With a personal loan the monthly repayments are fixed and you will need to meet all of them to avoid default. The difference between a private personal loan and the government backed student loan is that you will still need to meet these repayments even if you're unemployed.
There are specialised loans for study available that offer repayment holidays, or reduced monthly repayments while you study. These are often called of "career development", or "personal development" loans, or simply student finance loans.
If you're considering either a specialist study loan or a personal loan, you do need to have a plan to repay the loan either via monthly instalments, or at the end of the term.
This might mean trying to make sure you have a job lined up, or enough cash in the bank, in order to afford the monthly repayments you will face upon graduating.
A good student bank account with a decent 0% overdraft is one of the most useful financial products anyone studying full time can get.
An overdraft is where you are able to spend more money than you have in your account, allowing you into a negative balance up to a limit. If it is a '0% overdraft' this means you can effectively borrow for free.
Most student bank accounts should offer an 0% overdraft, but you will need make sure you apply to your bank to authorise it. Also, you need to make sure that you do not spend over the limit you are given, otherwise fees and interest charges will apply.
Often a bank will give you an overdraft limit that will increase for each year of study (e.g. £1,000 in your first year, £2,000 in the second, £3,000 in your third year). You will also typically be given a few years after graduating to repay your overdraft before being charged interest.
Credit cards can help cover living costs but should be used carefully by full time students without a regular income.
It can be difficult for a typical full-time student to get a credit card, due to what would likely be a limited credit history and income.
A credit-builder credit card could be useful to get while studying, as it can help build up a credit score ready when your graduate.
But, bear in mind most of these cards don't include any form of 0% interest period, so you will need to pay off your balance in full each month to avoid being charged interest.
If you do not think you can repay a credit card balance in full each month, it may be best to avoid getting a credit card as interest charges could soon add up and leave you out-of-pocket.
There are a number of grants, scholarships and hardship funds available depending on your personal circumstances and financial background.
There are extra government allowances and grants to supplement your student loans if you have children, adult dependents, or if you're disabled.
In addition to the funds available from the government there are also many scholarships available at most universities which should be detailed on their websites and prospectuses.
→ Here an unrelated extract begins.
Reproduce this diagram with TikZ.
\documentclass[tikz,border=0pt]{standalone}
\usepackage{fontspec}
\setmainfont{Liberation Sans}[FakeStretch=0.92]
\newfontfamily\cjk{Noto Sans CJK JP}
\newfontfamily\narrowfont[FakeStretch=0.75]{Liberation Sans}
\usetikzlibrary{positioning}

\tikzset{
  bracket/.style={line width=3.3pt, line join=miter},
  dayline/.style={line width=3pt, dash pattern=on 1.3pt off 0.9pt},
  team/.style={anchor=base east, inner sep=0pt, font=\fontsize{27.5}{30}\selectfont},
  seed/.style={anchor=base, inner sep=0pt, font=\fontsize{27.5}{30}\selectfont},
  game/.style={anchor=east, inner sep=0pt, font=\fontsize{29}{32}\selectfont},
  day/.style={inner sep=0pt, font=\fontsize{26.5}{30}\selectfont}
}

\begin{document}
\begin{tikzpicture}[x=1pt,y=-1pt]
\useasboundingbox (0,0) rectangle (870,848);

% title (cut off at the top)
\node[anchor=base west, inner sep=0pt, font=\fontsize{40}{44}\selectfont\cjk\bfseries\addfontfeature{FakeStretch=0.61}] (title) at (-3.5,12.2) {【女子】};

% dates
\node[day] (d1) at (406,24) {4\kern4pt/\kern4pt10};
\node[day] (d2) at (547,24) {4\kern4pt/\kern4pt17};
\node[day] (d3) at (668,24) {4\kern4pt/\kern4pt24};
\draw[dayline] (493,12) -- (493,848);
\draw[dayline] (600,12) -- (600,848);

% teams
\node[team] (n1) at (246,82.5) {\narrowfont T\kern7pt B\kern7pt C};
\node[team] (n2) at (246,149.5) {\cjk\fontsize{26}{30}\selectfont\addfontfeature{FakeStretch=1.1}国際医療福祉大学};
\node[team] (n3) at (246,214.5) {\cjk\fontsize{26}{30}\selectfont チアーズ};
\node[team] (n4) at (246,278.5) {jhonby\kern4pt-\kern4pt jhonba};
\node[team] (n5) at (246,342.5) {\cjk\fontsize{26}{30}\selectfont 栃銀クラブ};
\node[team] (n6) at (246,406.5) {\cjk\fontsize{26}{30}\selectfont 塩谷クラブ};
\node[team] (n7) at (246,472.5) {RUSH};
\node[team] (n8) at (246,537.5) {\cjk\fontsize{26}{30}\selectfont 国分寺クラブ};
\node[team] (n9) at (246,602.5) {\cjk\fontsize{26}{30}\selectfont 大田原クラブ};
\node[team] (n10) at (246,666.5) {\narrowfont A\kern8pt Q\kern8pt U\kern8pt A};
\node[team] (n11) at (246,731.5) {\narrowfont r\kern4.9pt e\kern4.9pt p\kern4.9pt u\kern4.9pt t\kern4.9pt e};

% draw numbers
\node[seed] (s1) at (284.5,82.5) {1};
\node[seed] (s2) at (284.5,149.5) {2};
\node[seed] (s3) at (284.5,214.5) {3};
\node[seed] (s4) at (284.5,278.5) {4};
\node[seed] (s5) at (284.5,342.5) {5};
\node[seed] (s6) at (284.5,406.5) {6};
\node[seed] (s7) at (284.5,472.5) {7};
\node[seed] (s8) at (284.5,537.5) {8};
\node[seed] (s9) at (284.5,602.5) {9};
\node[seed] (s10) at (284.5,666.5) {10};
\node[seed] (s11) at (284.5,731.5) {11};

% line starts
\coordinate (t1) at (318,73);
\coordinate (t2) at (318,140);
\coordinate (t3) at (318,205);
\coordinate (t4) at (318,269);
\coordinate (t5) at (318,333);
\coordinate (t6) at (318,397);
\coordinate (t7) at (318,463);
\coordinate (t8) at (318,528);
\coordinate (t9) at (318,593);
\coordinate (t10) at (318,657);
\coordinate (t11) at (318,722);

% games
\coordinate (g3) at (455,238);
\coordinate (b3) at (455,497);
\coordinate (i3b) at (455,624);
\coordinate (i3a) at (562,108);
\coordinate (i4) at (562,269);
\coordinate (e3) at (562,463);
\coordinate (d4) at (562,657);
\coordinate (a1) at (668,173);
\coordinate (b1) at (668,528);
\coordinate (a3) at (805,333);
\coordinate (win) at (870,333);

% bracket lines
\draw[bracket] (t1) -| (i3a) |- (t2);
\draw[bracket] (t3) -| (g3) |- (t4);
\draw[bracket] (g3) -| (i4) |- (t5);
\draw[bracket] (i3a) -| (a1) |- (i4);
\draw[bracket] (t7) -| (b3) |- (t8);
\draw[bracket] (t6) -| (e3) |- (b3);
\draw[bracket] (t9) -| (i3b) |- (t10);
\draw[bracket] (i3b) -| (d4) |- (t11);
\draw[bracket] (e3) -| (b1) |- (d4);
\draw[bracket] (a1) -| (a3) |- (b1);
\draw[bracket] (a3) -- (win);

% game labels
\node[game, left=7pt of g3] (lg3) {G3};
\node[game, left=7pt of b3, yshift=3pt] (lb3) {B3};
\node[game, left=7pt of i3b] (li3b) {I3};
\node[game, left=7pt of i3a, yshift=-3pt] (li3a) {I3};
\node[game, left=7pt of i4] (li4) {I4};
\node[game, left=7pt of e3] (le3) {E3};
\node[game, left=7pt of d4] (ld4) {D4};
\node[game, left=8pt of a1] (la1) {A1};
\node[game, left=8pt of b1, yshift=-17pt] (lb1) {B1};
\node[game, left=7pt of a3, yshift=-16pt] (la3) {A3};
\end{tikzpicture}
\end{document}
If you are struggling to make ends meet, most universities should offer "hardship funds" to help you remain on your course if you are running out of money.
There are seven government backed research councils that provide grants to fund postgraduate study and other university research work, these are:
Arts and Humanities Research Council (AHRC)
Biotechnology and Biological Sciences (BBSRC)
Engineering and Physical Sciences (EPSRC)
Economic and Social Research (ESRC)
Medical Research (MRC)
Natural Environment (NERC)
Science and Technology Facilities (STFC)
If you're thinking of applying for a Masters or PhD, you should check with your relevant research council to see what funding is available.
If you receive funding likely you will be able to cover the cost of your tuition as standard and get a stipend to cover your living costs.
There are many other funding bodies providing grants for postgraduate programs. So it's worth contacting the university you intend to study at and your course supervisor, who could help you apply for funding and direct you towards available grants.